I believe someone wrote in a book that there were no woods in the area. That
is quite wrong. There was a lovely wood very close to our houses (a little piece
of it still remains) and we children (6 or 7 of us before the war) would play
there, build small camps, pick bluebells, primroses, red campions, wild white
anemones, etc., without coming to any harm. There was a small family of gypsies
at the far end of the wood and sometimes they would come to the houses asking
for water or ‘got any stale bread missus?’, and sometimes to sell
their wares – clothes-pages, firelighting sticks, mops. Our parents always
obliged and sometimes handed over a few treats as well. [Another reminiscence
tells of the family, whose name was Smith - their infant son had lost an arm.
They lived in Bletchingley, at the junction of Rabies Heath Road. Local gypsies
were housed here by the Council, but only the Smith family came to Rockshaw
Road and they would ask for clothes, metal, or whatever else had been left behind
by the many builders engaged in modernising and improving the houses.] There
was another gypsy, an old man who lived on his own. We called him ‘Old
Swearard’ (for obvious reasons!) but we kids all loved him and he would
sit us around his fire and tell wonderful stories. Beyond the wood there were
hilly meadows, and we had great times in winter sliding, tobogganing and snow-balling.
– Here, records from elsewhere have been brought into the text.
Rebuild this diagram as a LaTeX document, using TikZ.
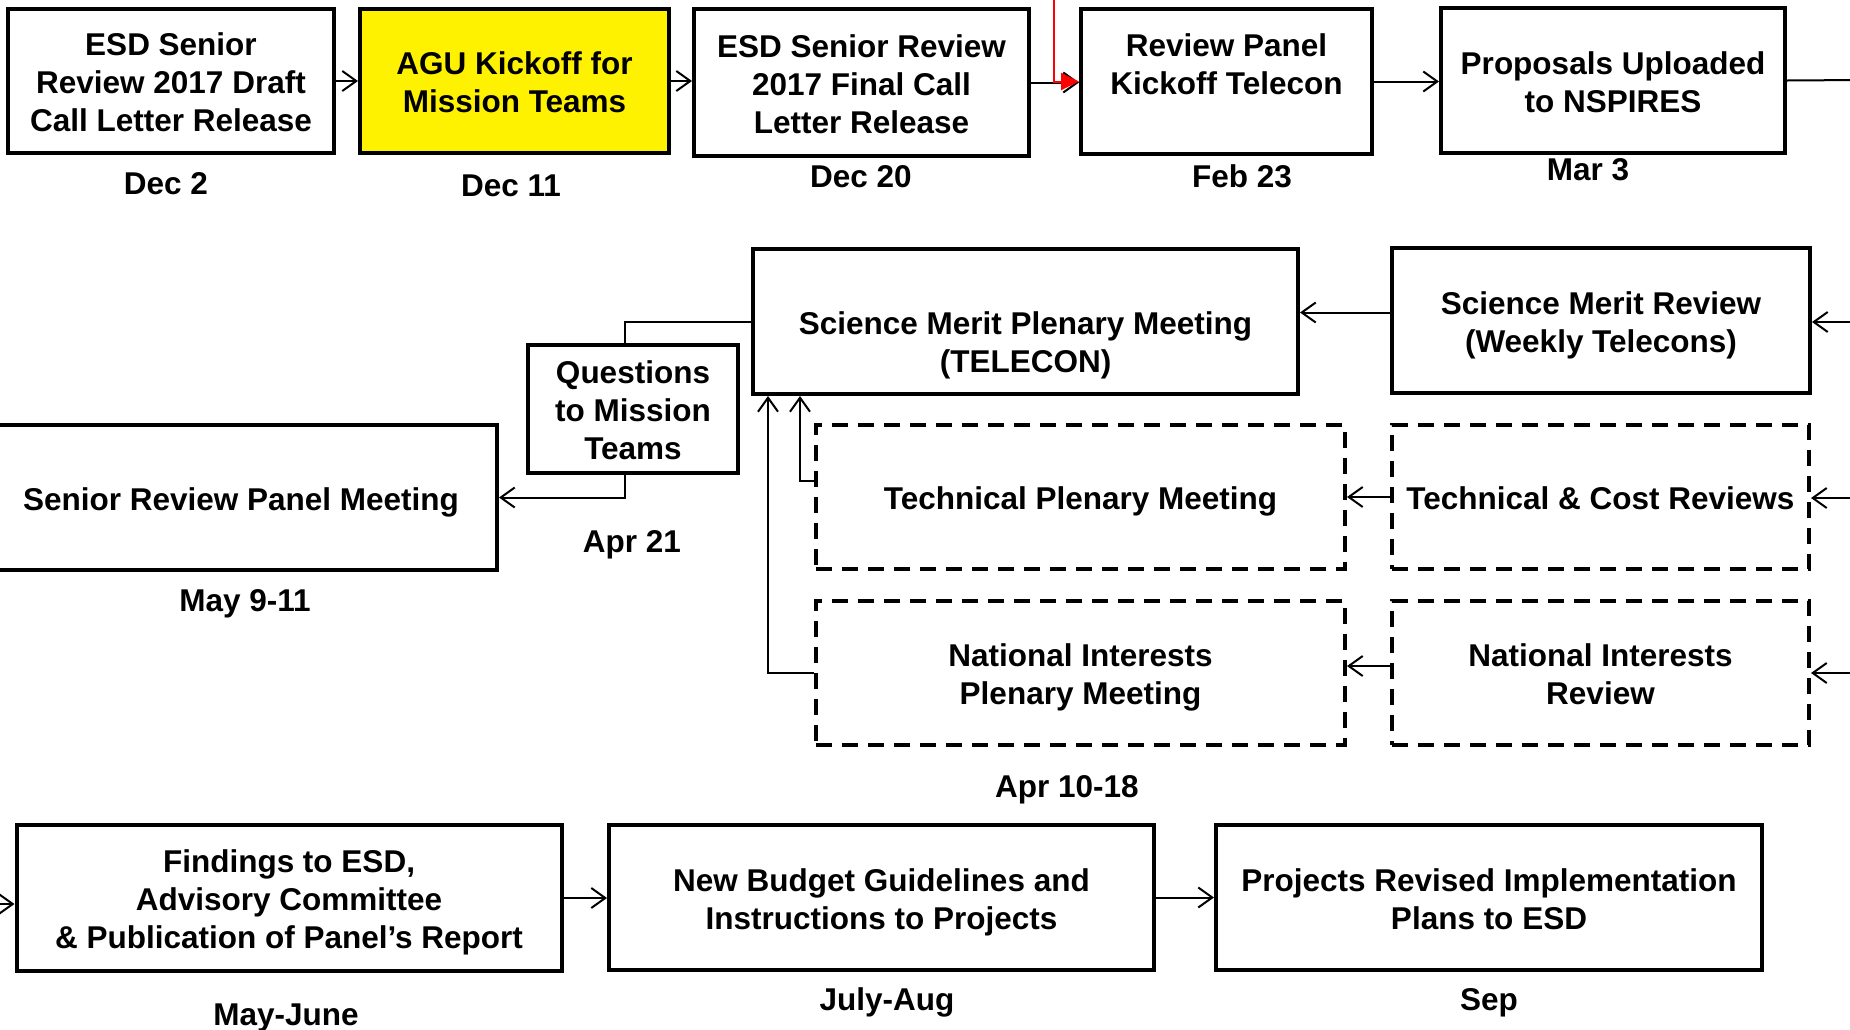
\documentclass[tikz,border=0pt]{standalone}
\usepackage{fontspec}
\setmainfont{Liberation Sans}
\usetikzlibrary{arrows.meta}
\newcommand\diagfont{\fontsize{31.5}{38}\selectfont\bfseries}
\newcommand\ls{\rule[-6.7pt]{0pt}{35.2pt}}
\newcommand\lf{\rule[-6.7pt]{0pt}{39.2pt}}
\begin{document}
\begin{tikzpicture}[x=1pt,y=-1pt,
  box/.style={draw, line width=4pt, inner sep=0pt, outer sep=2pt, align=center, font=\diagfont},
  dbox/.style={box, dash pattern=on 16pt off 10pt},
  datelbl/.style={inner sep=0pt, font=\diagfont},
  arr/.style={line width=2pt, -{Straight Barb[length=14pt,width=20pt]}},
  plain/.style={line width=2pt},
  redarr/.style={line width=2pt, red, -{Triangle[length=18pt,width=17pt]}}
]
\clip (0,0) rectangle (1850,1029);
\fill[white] (0,0) rectangle (1850,1029);

% Row 1
\node[box, minimum width=326pt, minimum height=144pt] (b1) at (171,81) {\lf ESD Senior\\\ls Review 2017 Draft\\\ls Call Letter Release};
\node[box, fill=yellow, minimum width=309pt, minimum height=144pt] (b2) at (514.5,81) {\lf AGU Kickoff for\\\ls Mission Teams};
\node[box, minimum width=335pt, minimum height=147pt] (b3) at (861.5,82.5) {\lf ESD Senior Review\\\ls 2017 Final Call\\\ls Letter Release};
\node[box, minimum width=291pt, minimum height=145pt] (b4) at (1226.5,81.5) {\lf Review Panel\\\ls Kickoff Telecon\\\ls};
\node[box, minimum width=344pt, minimum height=145pt] (b5) at (1613,80.5) {\lf Proposals Uploaded\\\ls to NSPIRES};

\node[datelbl] (d1) at (166,184) {Dec 2};
\node[datelbl] (d2) at (511,186) {Dec 11};
\node[datelbl] (d3) at (861,177) {Dec 20};
\node[datelbl] (d4) at (1242,176) {Feb 23};
\node[datelbl] (d5) at (1588,170) {Mar 3};

% Row 2
\node[box, minimum width=545pt, minimum height=145pt] (smp) at (1025.5,321.5) {\lf\\\ls Science Merit Plenary Meeting\\\ls (TELECON)};
\node[box, minimum width=418pt, minimum height=145pt] (smr) at (1601,320.5) {\lf Science Merit Review\\\ls (Weekly Telecons)};
\node[box, minimum width=210pt, minimum height=128pt] (q) at (633,409) {\lf Questions\\\ls to Mission\\\ls Teams};
\node[box, minimum width=512pt, minimum height=145pt] (srpm) at (241,497.5) {\lf Senior Review Panel Meeting};
\node[dbox, minimum width=529pt, minimum height=144pt] (tpm) at (1080.5,497) {\lf Technical Plenary Meeting};
\node[dbox, minimum width=417pt, minimum height=144pt] (tcr) at (1600.5,497) {\lf Technical \& Cost Reviews};
\node[dbox, minimum width=529pt, minimum height=144pt] (nipm) at (1080.5,673) {\lf National Interests\\\ls Plenary Meeting};
\node[dbox, minimum width=417pt, minimum height=144pt] (nir) at (1600.5,673) {\lf National Interests\\\ls Review};

\node[datelbl] (d6) at (632,544.5) {Apr 21};
\node[datelbl] (d7) at (245,603.5) {May 9-11};
\node[datelbl] (d8) at (1067,789.5) {Apr 10-18};

% Row 3
\node[box, minimum width=545pt, minimum height=146pt] (fnd) at (289,898) {\lf Findings to ESD,\\\ls Advisory Committee\\\ls\& Publication of Panel’s Report};
\node[box, minimum width=545pt, minimum height=145pt] (nbg) at (881.5,897.5) {\lf New Budget Guidelines and\\\ls Instructions to Projects};
\node[box, minimum width=546pt, minimum height=145pt] (prj) at (1489,897.5) {\lf Projects Revised Implementation\\\ls Plans to ESD};

\node[datelbl] (d9) at (286,1017.5) {May-June};
\node[datelbl] (d10) at (887,1002) {July-Aug};
\node[datelbl] (d11) at (1489,1003) {Sep};

% free ends at the picture edges
\coordinate (rtop) at (1054,-5);
\coordinate (eout) at (1860,80);
\coordinate (ein1) at (1860,322);
\coordinate (ein2) at (1860,498);
\coordinate (ein3) at (1860,673);
\coordinate (ein4) at (-10,904);

% Row 1 connectors
\draw[arr] (b1.east) -- (b1.east -| b2.west);
\draw[arr] (b2.east) -- (b2.east -| b3.west);
\draw[arr] (b3.east) -- (b3.east -| b4.west);
\draw[redarr] (rtop) |- (b4.west);
\draw[arr] (b4.east) -- (b4.east -| b5.west);
\draw[plain] (b5.east) -- (eout);

% Row 2 connectors
\draw[arr] (ein1) -- (ein1 -| smr.east);
\draw[arr] (ein2) -- (ein2 -| tcr.east);
\draw[arr] (ein3) -- (ein3 -| nir.east);
\draw[arr] ([yshift=8pt]smr.west) -- ([yshift=8pt]smr.west -| smp.east);
\draw[arr] (tcr.west) -- (tcr.west -| tpm.east);
\draw[arr] ([yshift=7pt]nir.west) -- ([yshift=7pt]nir.west -| nipm.east);
\draw[arr] ([yshift=16pt]tpm.west) -| ([xshift=49pt]smp.south west);
\draw[arr] (nipm.west) -| ([xshift=17pt]smp.south west);
\draw[plain] (smp.west) -| ([xshift=-8pt]q.north);
\draw[arr] ([xshift=-8pt]q.south) |- (srpm.east);

% Row 3 connectors
\draw[arr] (ein4) -- (ein4 -| fnd.west);
\draw[arr] (fnd.east) -- (fnd.east -| nbg.west);
\draw[arr] (nbg.east) -- (nbg.east -| prj.west);
\end{tikzpicture}
\end{document}
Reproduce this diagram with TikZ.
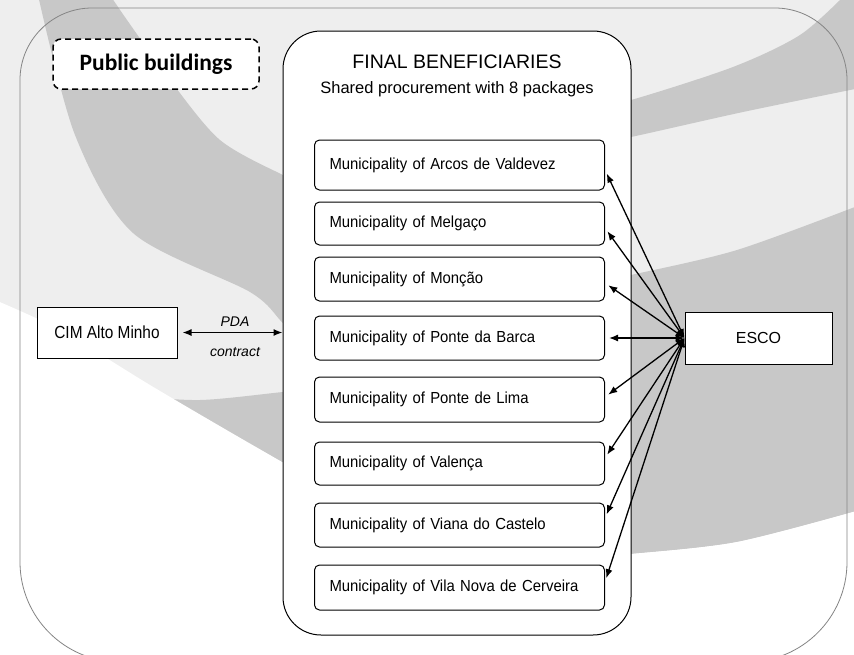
\documentclass[tikz,border=0pt]{standalone}
\usepackage{fontspec}
\setmainfont{Liberation Sans}
\newfontfamily\calibrifont{Carlito}
\newfontfamily\munifont[FakeStretch=0.93]{Liberation Sans}
\newfontfamily\cimfont[FakeStretch=0.88]{Liberation Sans}
\usetikzlibrary{arrows.meta}
\definecolor{bglight}{HTML}{EEEEEE}
\definecolor{bgdark}{HTML}{C8C8C8}
\definecolor{framegray}{HTML}{858585}
\begin{document}
\begin{tikzpicture}[x=1pt,y=-1pt,
  muni/.style={draw=black, line width=1pt, rounded corners=5pt, fill=white,
    minimum width=290pt, text width=260pt, inner xsep=15pt, inner ysep=2pt,
    align=left, anchor=west, font=\munifont\fontsize{16}{19}\selectfont},
  plainbox/.style={draw=black, line width=1pt, fill=white, inner sep=2pt},
  conn/.style={line width=1.3pt, {Latex[length=9pt,width=7pt]}-{Latex[length=9pt,width=7pt]}},
  lbl/.style={font=\itshape\fontsize{14}{16}\selectfont, inner sep=1pt}
]
\useasboundingbox (0,0) rectangle (854,654);
\begin{scope}
\clip (0,0) rectangle (854,654);
% background watermark
\fill[bglight] (0,0) rectangle (854,654);
\fill[bgdark] plot[smooth] coordinates {(38,-5) (75,135) (133,233) (250,292) (283,323) (310,345)}
  -- plot[smooth] coordinates {(310,185) (283,175) (220,140) (170,80) (127,20) (110,-5)} -- cycle;
\fill[bgdark] plot[smooth] coordinates {(80,385) (130,395) (200,400) (283,392) (310,390)}
  -- (310,520) -- (80,520) -- cycle;
\fill[white] plot[smooth] coordinates {(-5,300) (60,330) (150,385) (230,432) (310,478)}
  -- (600,556) -- (600,660) -- (-5,660) -- cycle;
\fill[bgdark] plot[smooth] coordinates {(600,104) (631,100) (733,67) (800,35) (845,-5)}
  -- (860,-5) -- plot[smooth] coordinates {(860,88) (743,112) (631,137) (600,142)} -- cycle;
\fill[bgdark] plot[smooth] coordinates {(600,282) (631,275) (737,250) (860,205)}
  -- plot[smooth] coordinates {(860,510) (737,542) (631,554) (600,556)} -- cycle;
\fill[white] plot[smooth] coordinates {(600,556) (631,554) (737,542) (860,510)}
  -- (860,660) -- (600,660) -- cycle;
% outer frame
\draw[framegray, line width=0.8pt] (20,400) [rounded corners=72pt] -- (20,8) -- (847,8) -- (847,400)
  [rounded corners=100pt] -- (847,662) -- (20,662) -- cycle;
\end{scope}

% big container
\node[draw=black, line width=1pt, fill=white, rounded corners=38pt,
  minimum width=348pt, minimum height=604pt] (fb) at (457,333) {};
\node[font=\fontsize{19.5}{22}\selectfont] (title) at (457,62) {FINAL BENEFICIARIES};
\node[font=\fontsize{16.5}{20}\selectfont] (sub) at (457,89) {Shared procurement with 8 packages};

% public buildings label
\node[draw=black, line width=1.5pt, dash pattern=on 6pt off 4pt, rounded corners=8pt, fill=white,
  minimum width=206pt, minimum height=50pt,
  font=\calibrifont\bfseries\fontsize{23.5}{28}\selectfont] (pb) at (156,64) {Public buildings};

% municipalities
\node[muni, minimum height=50pt] (b1) at (314,165) {Municipality of Arcos de Valdevez};
\node[muni, minimum height=43pt] (b2) at (314,223.5) {Municipality of Melgaço};
\node[muni, minimum height=44pt] (b3) at (314,279) {Municipality of Monção};
\node[muni, minimum height=44pt] (b4) at (314,338) {Municipality of Ponte da Barca};
\node[muni, minimum height=45pt] (b5) at (314,399.5) {Municipality of Ponte de Lima};
\node[muni, minimum height=43pt] (b6) at (314,463.5) {Municipality of Valença};
\node[muni, minimum height=44pt] (b7) at (314,525) {Municipality of Viana do Castelo};
\node[muni, minimum height=45pt] (b8) at (314,587.5) {Municipality of Vila Nova de Cerveira};

% side boxes
\node[plainbox, minimum width=140pt, minimum height=51pt, font=\cimfont\fontsize{17.5}{20}\selectfont] (cim) at (107,332.5) {CIM Alto Minho};
\node[plainbox, minimum width=147pt, minimum height=52pt, font=\fontsize{16}{19}\selectfont] (esco) at (758.5,338) {ESCO};

% PDA contract
\draw[conn, shorten <=5pt] (cim.east) -- (cim.east -| fb.west);
\node[lbl] (pda) at (235,322) {PDA};
\node[lbl] (contract) at (235,352) {contract};

% ESCO connectors
\foreach \i/\s in {1/-5,2/-4.5,3/-4,4/0,5/2.5,6/5.5,7/7,8/5.5}
  \draw[conn, shorten >=4pt] (esco.west) -- ([yshift=\s pt]b\i.east);
\end{tikzpicture}
\end{document}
Alas, when the M23 was built most of the wood disappeared.
I remember the Bensons at The Red House (he became a Lord); but when I was a
little girl Admiral (later ‘Sir’) David and (Lady) Lambert lived
there, and if we were both walking down the road at the same time (he to the
station and me to school) I was allowed to walk with him across the station
meadows! After Sir David’s death Lady Lambert moved to Quality Street
and I used to visit her when I was on holiday.
When war was declared Mr Bowring, from The Georgian House, offered all the local
children the chance to go to his brother in Newfoundland, who would find homes
for them ‘for the duration’. None of us said we would go and just
as well as we would have been on the evacuee ship that the Germans sank not
far off Liverpool.
Monica de Rose [of the Firs] told me how her mother was walking down the road
one day, going to work (she was a nurse). It was raining and she had her umbrella
up, when suddenly a monkey jumped from a tree and landed on the umbrella! Mrs
de Rose didn’t know where it had come from or where it went to, and enquiries
revealed nothing. Monica couldn’t remember how far along the road her
mother was. Monica was my first real friend – I was about 2½ and
she 3½ and we’re still good friends now.
Rockshaw House was a huge mansion at the top of the road, but on the other side,
with a ‘Lodge’ and iron gates as one went in. I didn’t see
all of it but I went to a function once in the main hall. It was a vast, beautiful
room with a minstrels’ gallery. The house had a sad happening during WW2
when it was taken over by the armed forces. One night one of the young soldiers
committed suicide by throwing himself from the gallery. Strange to tell, not
long afterwards when one went down the road towards Warwick Wold, whatever time
of year and whatever the weather, a cold breeze wafted across the road. With
the old house having been demolished, the breeze is no longer there –
I have investigated!
The Crystal Palace, built originally in Hyde Park for the Great Exhibition in
1851, was moved in 1852 to the South London area that took its name. In 1936
the Palace sadly burnt down, leaving just the two towers standing. On the night
of the burning word went round that there was a glow above the Downs and at
its height, from Rockshaw Road some of the flames could be seen shooting up.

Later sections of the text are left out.